2. Employment of as narrow a bandwith as practical for the signal selective network. The use of a narrow bandwidth minimizes the possibility of an imitation signal falsely operating the circuit. Bandwidths in the range of 60 to 150 Hz are recommended.
3. The use of volume limiting to maintain a relatively constant level helps minimize loud talking from falsely operating the system.
4. The use of long operate times consistant with signaling requirements. The longer the operate time the less is the probability that normal speech sounds will imitate the signaling.
5. The use of the highest frequency that can be handled by the voice path for in-band signaling. Since the energy of voice or music falls off rapidly at high frequencies if a high frequency is selected for signaling, the imitation energy will be smaller and therefore will be less capable of falsely operating the signaling equipment.
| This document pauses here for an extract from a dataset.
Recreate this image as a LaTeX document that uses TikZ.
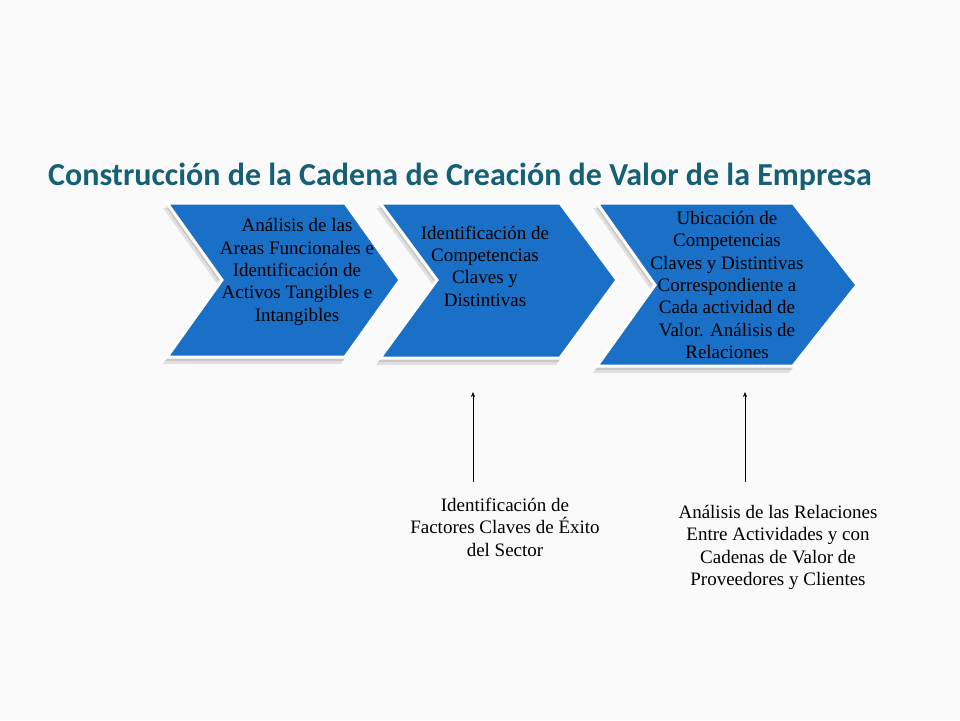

All of these procedures can be used to greatly reduce the false alarm rate. Nevertheless, even when all of these procedures are utilized false alarms can and do occur often enough to be a problem. Furthermore, there are systems which are used with telephone circuits such as the system described in U.S. Pat. No. 3,684,838 where the spectral energy relationships are disturbed and it is possible that higher numbers of false alarms may be experienced.